Thelma Adams The absolute best thing is that being a writer (like being a marathon runner) exercises a muscle that I need exercised. Writing is the way I understand and filter the world. It's the way I get in touch with my feelings, and one of the things that cracks me up. I don't feel like I'm someone that can hold the whole world in my head so that writing a novel allows me to connect the dots, piece the big ideas together and understand the bigger picture by going deeply into specific characters, scenes, settings, themes and situations, completely fictional or based on my own experience.
Thelma Adams There are a lot of different types of writer's block. My first defense is to write in my comfort zone as much as possible -- in the morning after a cup of coffee with my lovely husband dropping my daughter off at school. That way I can try to preserve something in my brain that is refreshed from dreams and sleep. I find just getting started the biggest hurdle and lately I've been setting my stopwatch for five minutes when I start so that I realize, when the alarm goes off, I'm already fully engaged. All I need is that five minutes. On days when I just cannot get a sentence, or a chapter, to move forward, I allow myself to stop. I try not to feel guilty. Because I know that when I hit that kind of wall, it's a fourth or fifth day after a lot of good work. And I try to be gentle with myself. Try: it's not easy. The best thing for me is to walk away. I often work on the weekends and I find that sometimes I grind myself down. So then I take a weekend off and the writing tap flows when I sit down again to write on Monday. So the first thing is to know how your writing flows for you -- and the second is to develop mechanisms that make you comfortable when it doesn't.

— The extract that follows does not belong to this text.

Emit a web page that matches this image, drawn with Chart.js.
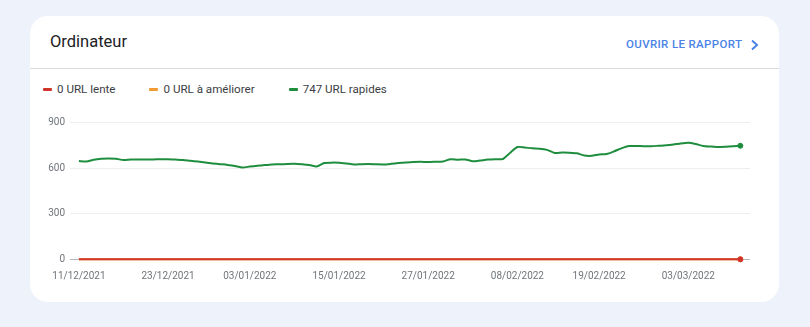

Thelma Adams I was doing research and I noticed that Wyatt Earp, the gunslinger from the O.K. Corral, was buried in a Jewish cemetery. Why, I wondered. It was like pulling a thread. I discovered that for nearly half a century he was married to a Jewish woman, Josephine Sarah Marcus, and she buried him with her parents. I became obsessed: who was this woman, what was she like, and how did she end up in Tombstone attached to Wyatt? The more research I did -- whether it was in the few pages and paragraphs about her in the many nonfiction books on Wyatt and the historical characters of Tombstone, or her own deeply edited memoirs -- the more I wanted to bring her to life and get inside her head and heart. But it all started with that Wyatt's tombstone in a Jewish cemetery.